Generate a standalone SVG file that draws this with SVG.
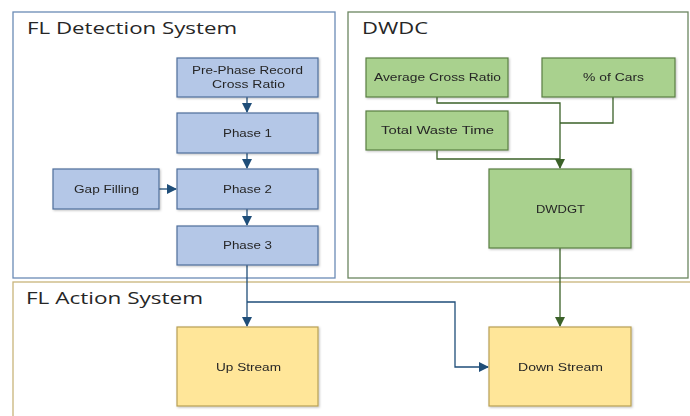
<svg xmlns="http://www.w3.org/2000/svg" width="690" height="416" viewBox="0 0 690 416">
<defs>
<style>
.title{font-family:"Open Sans","Liberation Sans",sans-serif;font-size:17px;fill:#262626}
.lbl{font-family:"Liberation Sans",Arial,sans-serif;font-size:11.5px;fill:#262626;text-anchor:middle}
.blue{fill:#b4c7e7;stroke:#4f6f9c;stroke-width:1.2}
.green{fill:#a9d18e;stroke:#5a7f44;stroke-width:1.2}
.yellow{fill:#ffe699;stroke:#b8a055;stroke-width:1.2}
.cb{fill:none;stroke:#1f4e79;stroke-width:1.3}
.cg{fill:none;stroke:#3b6128;stroke-width:1.3}
</style>
<marker id="ab" markerWidth="10" markerHeight="10" refX="9" refY="5" orient="auto" markerUnits="userSpaceOnUse"><path d="M0,0 L10,5 L0,10 Z" fill="#1f4e79"/></marker>
<marker id="ag" markerWidth="10" markerHeight="10" refX="9" refY="5" orient="auto" markerUnits="userSpaceOnUse"><path d="M0,0 L10,5 L0,10 Z" fill="#3b6128"/></marker>
<filter id="sh" x="-10%" y="-10%" width="130%" height="130%"><feDropShadow dx="1" dy="1" stdDeviation="0.8" flood-color="#000" flood-opacity="0.25"/></filter>
</defs>
<rect width="690" height="416" fill="#ffffff"/>
<g id="fl-detection-system">
<rect x="13" y="12" width="322" height="266" fill="#fff" stroke="#6a8bb5" stroke-width="1.3"/>
<text class="title" x="27" y="34" textLength="210" lengthAdjust="spacingAndGlyphs">FL Detection System</text>
</g>
<g id="dwdc">
<rect x="348" y="12" width="340" height="266" fill="#fff" stroke="#6b8660" stroke-width="1.3"/>
<text class="title" x="362" y="34" textLength="66" lengthAdjust="spacingAndGlyphs">DWDC</text>
</g>
<g id="fl-action-system">
<rect x="13" y="282" width="690" height="140" fill="#fff" stroke="#c8b47a" stroke-width="1.3"/>
<text class="title" x="26" y="304" textLength="177" lengthAdjust="spacingAndGlyphs">FL Action System</text>
</g>
<g id="connectors">
<path class="cb" d="M247,97 V112" marker-end="url(#ab)"/>
<path class="cb" d="M247,153 V168" marker-end="url(#ab)"/>
<path class="cb" d="M247,209 V225" marker-end="url(#ab)"/>
<path class="cb" d="M159,189 H176" marker-end="url(#ab)"/>
<path class="cb" d="M247,265 V326" marker-end="url(#ab)"/>
<path class="cb" d="M247,302 H455 V367 H488" marker-end="url(#ab)"/>
<path class="cg" d="M437,97 V103 H560 V168" marker-end="url(#ag)"/>
<path class="cg" d="M613,97 V123 H560"/>
<path class="cg" d="M437,150 V159 H560"/>
<path class="cg" d="M560,248 V326" marker-end="url(#ag)"/>
</g>
<g id="pre-phase" filter="url(#sh)">
<rect class="blue" x="177" y="58" width="141" height="39"/>
<text class="lbl" x="247.5" y="74" textLength="111" lengthAdjust="spacingAndGlyphs">Pre-Phase Record</text>
<text class="lbl" x="248.5" y="88" textLength="73" lengthAdjust="spacingAndGlyphs">Cross Ratio</text>
</g>
<g id="phase1" filter="url(#sh)">
<rect class="blue" x="177" y="113" width="141" height="40"/>
<text class="lbl" x="247.5" y="137" textLength="49" lengthAdjust="spacingAndGlyphs">Phase 1</text>
</g>
<g id="phase2" filter="url(#sh)">
<rect class="blue" x="177" y="169" width="141" height="40"/>
<text class="lbl" x="247.5" y="193" textLength="49" lengthAdjust="spacingAndGlyphs">Phase 2</text>
</g>
<g id="gap-filling" filter="url(#sh)">
<rect class="blue" x="53" y="169" width="106" height="40"/>
<text class="lbl" x="106.5" y="193" textLength="65" lengthAdjust="spacingAndGlyphs">Gap Filling</text>
</g>
<g id="phase3" filter="url(#sh)">
<rect class="blue" x="177" y="226" width="141" height="39"/>
<text class="lbl" x="247.5" y="249" textLength="49" lengthAdjust="spacingAndGlyphs">Phase 3</text>
</g>
<g id="avg-cross-ratio" filter="url(#sh)">
<rect class="green" x="366" y="58" width="142" height="39"/>
<text class="lbl" x="437.5" y="81" textLength="127" lengthAdjust="spacingAndGlyphs">Average Cross Ratio</text>
</g>
<g id="pct-cars" filter="url(#sh)">
<rect class="green" x="542" y="58" width="133" height="39"/>
<text class="lbl" x="613.5" y="81" textLength="61" lengthAdjust="spacingAndGlyphs">% of Cars</text>
</g>
<g id="total-waste-time" filter="url(#sh)">
<rect class="green" x="366" y="111" width="142" height="39"/>
<text class="lbl" x="437.5" y="134" textLength="113" lengthAdjust="spacingAndGlyphs">Total Waste Time</text>
</g>
<g id="dwdgt" filter="url(#sh)">
<rect class="green" x="489" y="169" width="142" height="79"/>
<text class="lbl" x="560.5" y="213" textLength="49" lengthAdjust="spacingAndGlyphs">DWDGT</text>
</g>
<g id="up-stream" filter="url(#sh)">
<rect class="yellow" x="177" y="327" width="141" height="79"/>
<text class="lbl" x="248.5" y="371" textLength="65" lengthAdjust="spacingAndGlyphs">Up Stream</text>
</g>
<g id="down-stream" filter="url(#sh)">
<rect class="yellow" x="489" y="327" width="142" height="79"/>
<text class="lbl" x="560.5" y="371" textLength="85" lengthAdjust="spacingAndGlyphs">Down Stream</text>
</g>
</svg>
+ + +
- PROMPT
Omit every picture while copying the listing above exactly.

- COMPLETE ANSWER
Generate a standalone SVG file that draws this with SVG.
<svg xmlns="http://www.w3.org/2000/svg" width="690" height="416" viewBox="0 0 690 416">
<defs>
<style>
.title{font-family:"Open Sans","Liberation Sans",sans-serif;font-size:17px;fill:#262626}
.lbl{font-family:"Liberation Sans",Arial,sans-serif;font-size:11.5px;fill:#262626;text-anchor:middle}
.blue{fill:#b4c7e7;stroke:#4f6f9c;stroke-width:1.2}
.green{fill:#a9d18e;stroke:#5a7f44;stroke-width:1.2}
.yellow{fill:#ffe699;stroke:#b8a055;stroke-width:1.2}
.cb{fill:none;stroke:#1f4e79;stroke-width:1.3}
.cg{fill:none;stroke:#3b6128;stroke-width:1.3}
</style>
<marker id="ab" markerWidth="10" markerHeight="10" refX="9" refY="5" orient="auto" markerUnits="userSpaceOnUse"><path d="M0,0 L10,5 L0,10 Z" fill="#1f4e79"/></marker>
<marker id="ag" markerWidth="10" markerHeight="10" refX="9" refY="5" orient="auto" markerUnits="userSpaceOnUse"><path d="M0,0 L10,5 L0,10 Z" fill="#3b6128"/></marker>
<filter id="sh" x="-10%" y="-10%" width="130%" height="130%"><feDropShadow dx="1" dy="1" stdDeviation="0.8" flood-color="#000" flood-opacity="0.25"/></filter>
</defs>
<rect width="690" height="416" fill="#ffffff"/>
<g id="fl-detection-system">
<rect x="13" y="12" width="322" height="266" fill="#fff" stroke="#6a8bb5" stroke-width="1.3"/>
<text class="title" x="27" y="34" textLength="210" lengthAdjust="spacingAndGlyphs">FL Detection System</text>
</g>
<g id="dwdc">
<rect x="348" y="12" width="340" height="266" fill="#fff" stroke="#6b8660" stroke-width="1.3"/>
<text class="title" x="362" y="34" textLength="66" lengthAdjust="spacingAndGlyphs">DWDC</text>
</g>
<g id="fl-action-system">
<rect x="13" y="282" width="690" height="140" fill="#fff" stroke="#c8b47a" stroke-width="1.3"/>
<text class="title" x="26" y="304" textLength="177" lengthAdjust="spacingAndGlyphs">FL Action System</text>
</g>
<g id="connectors">
<path class="cb" d="M247,97 V112" marker-end="url(#ab)"/>
<path class="cb" d="M247,153 V168" marker-end="url(#ab)"/>
<path class="cb" d="M247,209 V225" marker-end="url(#ab)"/>
<path class="cb" d="M159,189 H176" marker-end="url(#ab)"/>
<path class="cb" d="M247,265 V326" marker-end="url(#ab)"/>
<path class="cb" d="M247,302 H455 V367 H488" marker-end="url(#ab)"/>
<path class="cg" d="M437,97 V103 H560 V168" marker-end="url(#ag)"/>
<path class="cg" d="M613,97 V123 H560"/>
<path class="cg" d="M437,150 V159 H560"/>
<path class="cg" d="M560,248 V326" marker-end="url(#ag)"/>
</g>
<g id="pre-phase" filter="url(#sh)">
<rect class="blue" x="177" y="58" width="141" height="39"/>
<text class="lbl" x="247.5" y="74" textLength="111" lengthAdjust="spacingAndGlyphs">Pre-Phase Record</text>
<text class="lbl" x="248.5" y="88" textLength="73" lengthAdjust="spacingAndGlyphs">Cross Ratio</text>
</g>
<g id="phase1" filter="url(#sh)">
<rect class="blue" x="177" y="113" width="141" height="40"/>
<text class="lbl" x="247.5" y="137" textLength="49" lengthAdjust="spacingAndGlyphs">Phase 1</text>
</g>
<g id="phase2" filter="url(#sh)">
<rect class="blue" x="177" y="169" width="141" height="40"/>
<text class="lbl" x="247.5" y="193" textLength="49" lengthAdjust="spacingAndGlyphs">Phase 2</text>
</g>
<g id="gap-filling" filter="url(#sh)">
<rect class="blue" x="53" y="169" width="106" height="40"/>
<text class="lbl" x="106.5" y="193" textLength="65" lengthAdjust="spacingAndGlyphs">Gap Filling</text>
</g>
<g id="phase3" filter="url(#sh)">
<rect class="blue" x="177" y="226" width="141" height="39"/>
<text class="lbl" x="247.5" y="249" textLength="49" lengthAdjust="spacingAndGlyphs">Phase 3</text>
</g>
<g id="avg-cross-ratio" filter="url(#sh)">
<rect class="green" x="366" y="58" width="142" height="39"/>
<text class="lbl" x="437.5" y="81" textLength="127" lengthAdjust="spacingAndGlyphs">Average Cross Ratio</text>
</g>
<g id="pct-cars" filter="url(#sh)">
<rect class="green" x="542" y="58" width="133" height="39"/>
<text class="lbl" x="613.5" y="81" textLength="61" lengthAdjust="spacingAndGlyphs">% of Cars</text>
</g>
<g id="total-waste-time" filter="url(#sh)">
<rect class="green" x="366" y="111" width="142" height="39"/>
<text class="lbl" x="437.5" y="134" textLength="113" lengthAdjust="spacingAndGlyphs">Total Waste Time</text>
</g>
<g id="dwdgt" filter="url(#sh)">
<rect class="green" x="489" y="169" width="142" height="79"/>
<text class="lbl" x="560.5" y="213" textLength="49" lengthAdjust="spacingAndGlyphs">DWDGT</text>
</g>
<g id="up-stream" filter="url(#sh)">
<rect class="yellow" x="177" y="327" width="141" height="79"/>
<text class="lbl" x="248.5" y="371" textLength="65" lengthAdjust="spacingAndGlyphs">Up Stream</text>
</g>
<g id="down-stream" filter="url(#sh)">
<rect class="yellow" x="489" y="327" width="142" height="79"/>
<text class="lbl" x="560.5" y="371" textLength="85" lengthAdjust="spacingAndGlyphs">Down Stream</text>
</g>
</svg>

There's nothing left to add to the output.